God calls Moses, Aaron, and others up to Mount Sinai to sit down and eat with Him in Exodus 24. Wasn’t it enough that God would guide His people out of Egypt? Wasn’t it enough that He would give them His commandments and lead them to the promised land? Apparently it was not. God decided to invite the leaders of Israel to a dinner party: “They beheld God, and ate and drank” (Ex. 24:11). God surprises us by seeking fellowship with us.
Consider another surprise. Elijah was discouraged and thought he would be better off dead in 1 Kings 19. He was running from Jezebel, who had promised to kill him. Instead of giving Elijah lodging with a widow for a time of recovery, as in 1 Kings 17, God sends an angel to give him cake. This cake was, apparently, some kind of super food. “And he arose and ate and drank, and went in the strength of that food forty days and forty nights” (1 Kings 19:8). Not what we were expecting, right? God surprises us in the way He sustains us.

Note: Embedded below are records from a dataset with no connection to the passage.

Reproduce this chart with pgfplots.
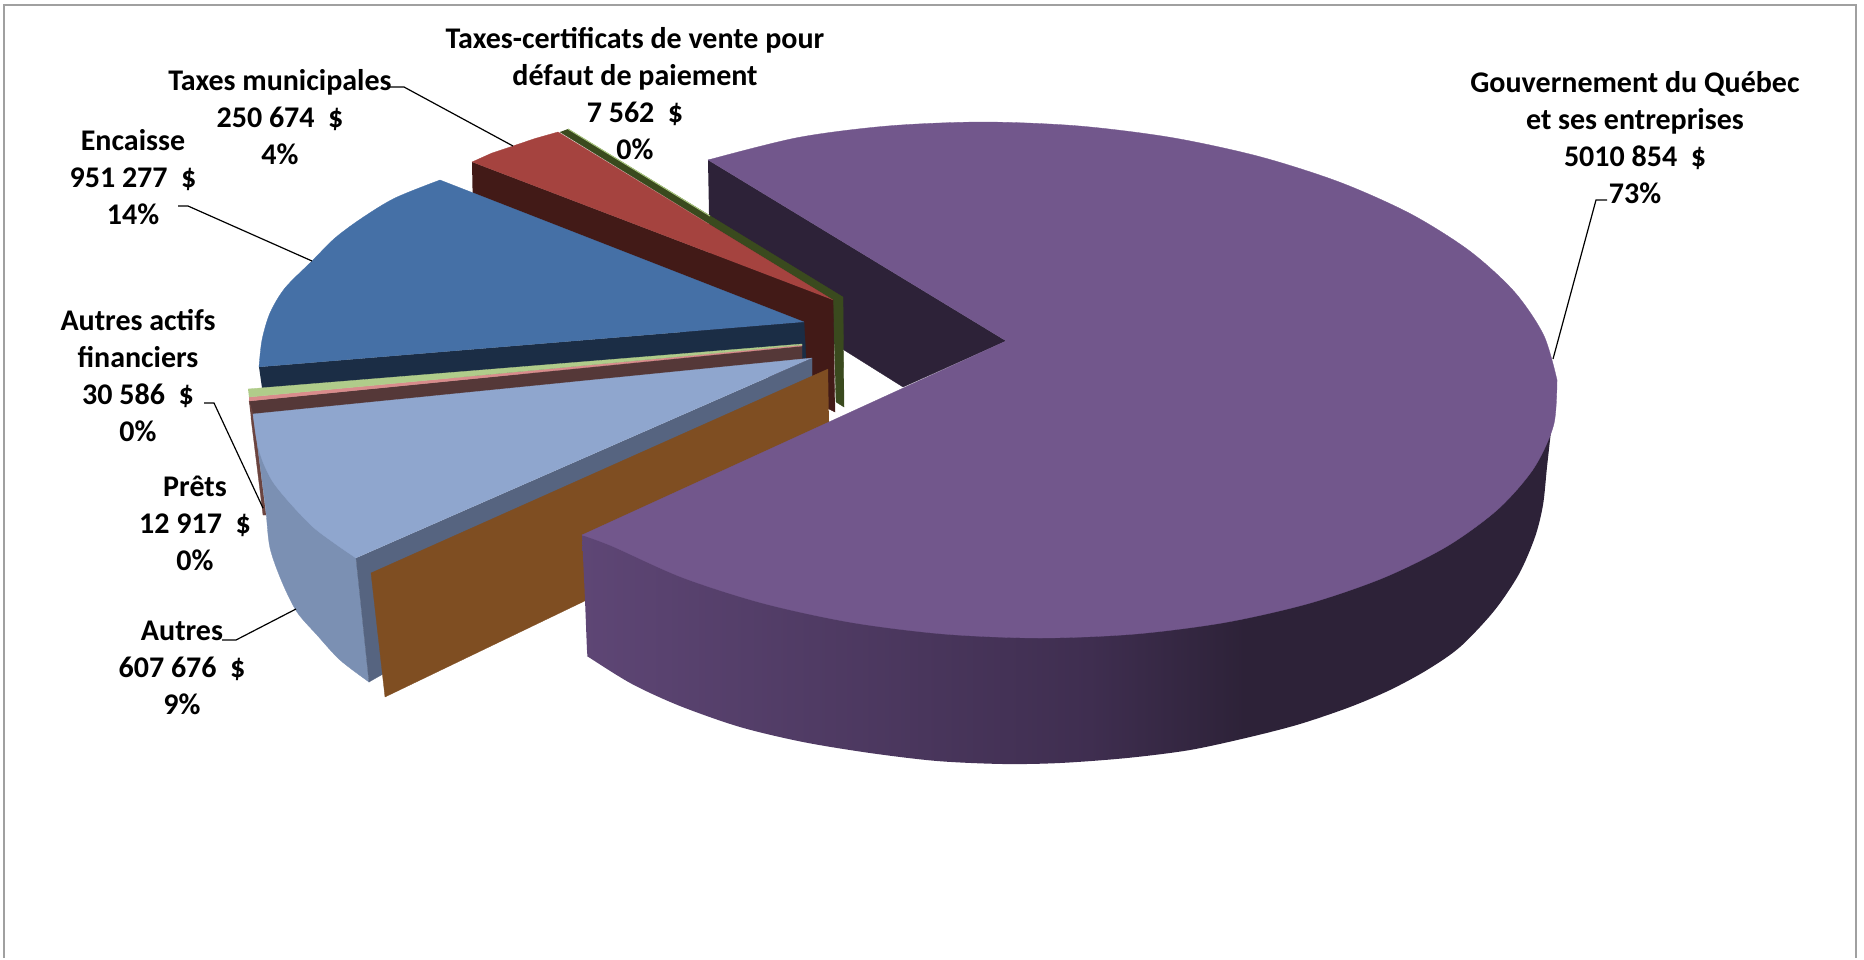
\documentclass[border=0pt]{standalone}
\usepackage{fontspec}
\setmainfont{Carlito}
\usepackage{pgfplots}
\pgfplotsset{compat=1.18}
\definecolor{purpleTop}{HTML}{72578C}
\definecolor{purpleDark}{HTML}{2D2238}
\definecolor{purpleLeft}{HTML}{5E4675}
\definecolor{purpleMid}{HTML}{3F2E50}
\definecolor{oliveDark}{HTML}{3A4A1E}
\definecolor{oliveLight}{HTML}{A8C57E}
\definecolor{redTop}{HTML}{A5433F}
\definecolor{redDark}{HTML}{421A17}
\definecolor{blueTop}{HTML}{4570A6}
\definecolor{blueDark}{HTML}{1B2D45}
\definecolor{stripGreen}{HTML}{B0CC8A}
\definecolor{stripPink}{HTML}{D98C8C}
\definecolor{stripBrown}{HTML}{553838}
\definecolor{sliver}{HTML}{6B4440}
\definecolor{paleTop}{HTML}{8FA6CE}
\definecolor{paleSide}{HTML}{7B90B3}
\definecolor{paleCut}{HTML}{566480}
\definecolor{brownFace}{HTML}{7F4E22}
\definecolor{frameGray}{HTML}{A0A0A0}
\pgfdeclarehorizontalshading{purpleside}{100bp}{color(0bp)=(purpleLeft); color(25bp)=(purpleLeft); color(51bp)=(purpleMid); color(59bp)=(purpleDark); color(100bp)=(purpleDark)}
\pgfplotsset{
  poly/.style={fill=#1,draw=#1,line width=0.3pt,mark=none,forget plot},
  curved/.style={fill=#1,draw=#1,line width=0.3pt,mark=none,forget plot,smooth},
  leader/.style={draw=black,line width=1.2pt,mark=none,forget plot}
}
\tikzset{lab/.style={align=center,anchor=center,inner sep=0pt,font=\fontsize{30}{37}\selectfont\bfseries}}
\begin{document}
\begin{tikzpicture}
\begin{axis}[
  width=1864pt,height=959pt,scale only axis,
  xmin=0,xmax=1864,ymin=0,ymax=959,y dir=reverse,
  hide axis,clip=false]
% page extent
\addplot[draw=none,mark=none,forget plot] coordinates {(0,0)(1864,959)};
% frame
\addplot[draw=frameGray,line width=1.3pt,mark=none,forget plot] coordinates {(4,958)(4,5)(1856,5)(1856,958)};
% purple inner face
\addplot[poly=purpleDark] coordinates {(708,160)(1006,341)(903,387)(710,266)};
% olive slice
\addplot[poly=oliveDark] coordinates {(568,129)(843,297)(844,407)(836,402)(833,300)(560,132)};
\addplot[draw=oliveLight,line width=1pt,mark=none,forget plot] coordinates {(568,129)(710,216)};
% red slice
\addplot[poly=redDark] coordinates {(472,162)(833,300)(835,412)(829,409)(810,400)(473,215)};
\addplot[poly=redTop] coordinates {(472,162)(492,153)(513,146)(535,138.5)(558,132)(833,300)};
% blue slice
\addplot[poly=blueDark] coordinates {(259,367)(804,322)(806,358)(262,388)};
\addplot[poly=blueTop] coordinates {(259,367)(285,300)(440,180)(804,322)};
\addplot[curved=blueTop] coordinates {(259,367)(262,340)(270,313)(285,288)(312,261)(335,238)(362,218)(395,198)(440,180)};
% thin slices
\addplot[poly=stripBrown] coordinates {(249,401)(802,346)(802,360)(253,416)};
\addplot[poly=stripPink] coordinates {(249,397)(802,345)(802,346)(249,401)};
\addplot[poly=stripGreen] coordinates {(248,389)(802,344)(802,345)(249,397)};
\addplot[poly=sliver] coordinates {(249,401)(253,414)(257,442)(266,515)(263,515)(251,418)};
% pale blue slice
\addplot[poly=paleSide] coordinates {(257,442)(285,560)(369,682)(356,558)};
\addplot[curved=paleSide] coordinates {(257,442)(262,480)(266,512)(270,548)(282,582)(297,612)(317,635)(340,660)(369,682)};
\addplot[poly=paleCut] coordinates {(812,358)(812,430)(369,682)(356,558)};
\addplot[poly=paleTop] coordinates {(812,358)(253,414)(285,470)(356,558)};
\addplot[curved=paleTop] coordinates {(253,414)(257,442)(263,462)(273,482)(290,503)(313,527)(337,545)(356,558)};
% brown face
\addplot[poly=brownFace] coordinates {(828,369)(371,573)(385,697)(830,483)};
% purple side
\addplot[shading=purpleside,draw=none,mark=none,forget plot,smooth] coordinates {
 (582,535)(585,600)(587,650)(588,656)(590,658)(632,684)(680,706)(740,727)(803,742)(870,753)(937,761)(1003,764)(1060,763)
 (1127,758)(1190,750)(1250,737)(1300,724)(1350,707)(1390,690)(1427,670)(1460,647)(1494,611)(1519,574)
 (1535,537)(1543,505)(1547,467)(1552,423)(1557,385)};
% purple top
\addplot[poly=purpleTop] coordinates {(708,160)(983,140)(1400,230)(1557,380)(1300,590)(1000,620)(582,535)(1006,341)};
\addplot[curved=purpleTop] coordinates {
 (708,160)(798.1,137.5)(888.7,125.9)(983,122)(1078.1,125.9)(1171.3,137.5)(1259.6,156.6)(1340.3,182.4)
 (1411.1,214.1)(1469.7,251)(1514.4,291.8)(1543.7,335.2)(1557,380)};
\addplot[curved=purpleTop] coordinates {
 (1557,380)(1553.7,424.8)(1533.8,468.2)(1498.2,509)(1447.7,545.9)(1383.9,577.6)(1309,603.4)(1224.9,622.5)
 (1134.3,634.1)(1040,638)(944.9,634.1)(851.7,622.5)(763.5,603.4)(682.7,577.6)(611.9,546)(582,535)};
% leaders
\addplot[leader] coordinates {(1607,200)(1596,200)(1553,359)};
\addplot[leader] coordinates {(390,87)(404,87)(513,146)};
\addplot[leader] coordinates {(178,206)(188,206)(312,261)};
\addplot[leader] coordinates {(204,403)(214,403)(263,508)};
\addplot[leader] coordinates {(222,640)(236,640)(296,609)};
% labels
\node[lab] at (axis cs:1635,137.5) {Gouvernement du Québec\\et ses entreprises\\5010 854\ \ \$\\73\%};
\node[lab] at (axis cs:635,94) {Taxes-certificats de vente pour\\défaut de paiement\\7 562\ \ \$\\0\%};
\node[lab] at (axis cs:280,117) {Taxes municipales\\250 674\ \ \$\\4\%};
\node[lab] at (axis cs:133,177) {Encaisse\\951 277\ \ \$\\14\%};
\node[lab] at (axis cs:138,376) {Autres actifs\\financiers\\30 586\ \ \$\\0\%};
\node[lab] at (axis cs:195,523) {Prêts\\12 917\ \ \$\\0\%};
\node[lab] at (axis cs:182,667.5) {Autres\\607 676\ \ \$\\9\%};
\end{axis}
\end{tikzpicture}
\end{document}
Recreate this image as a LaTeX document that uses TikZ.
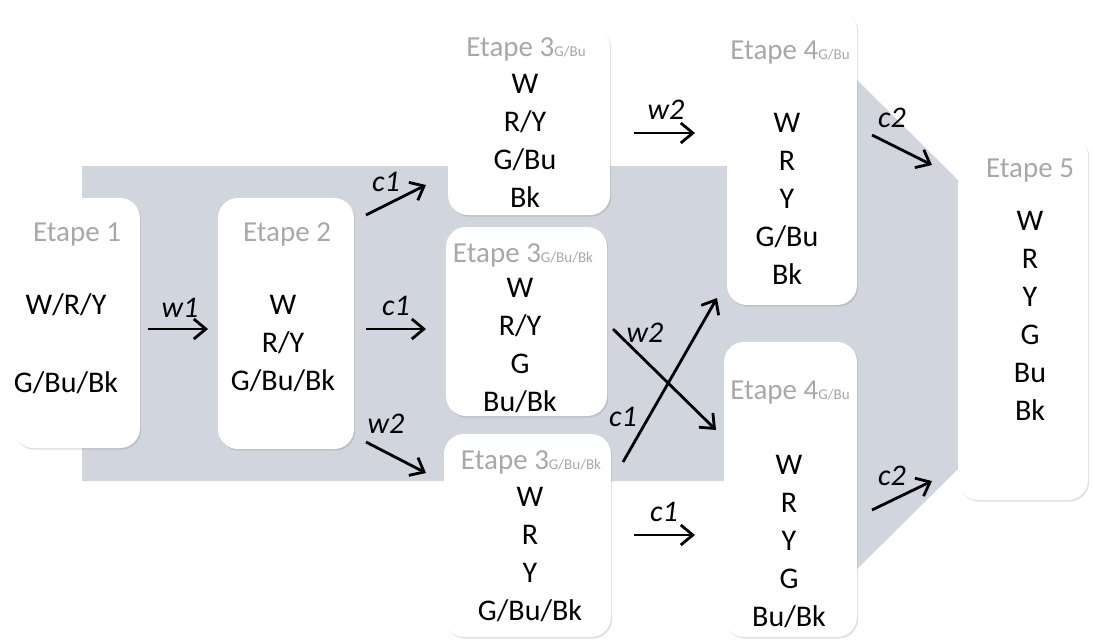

These are just several of the ways God surprises us. God surprises us especially, of course, in the redemption He secures for us in and through Jesus Christ. Few among the Jews recognized who Jesus was, and even when they did, it wasn’t until after the resurrection that they truly understood and appreciated how God had orchestrated history in His people’s behalf (John 16). It wasn’t until after the resurrection that passages like Isaiah 53 were truly appreciated and understood. Who would have thought that God would send His Son to die? Who would have thought that He would be a Savior who emptied Himself for us in His first coming (Phil. 2:7), but who will come in judgment at His second coming (Rev. 22:12)? God surprises us in how He redeems us.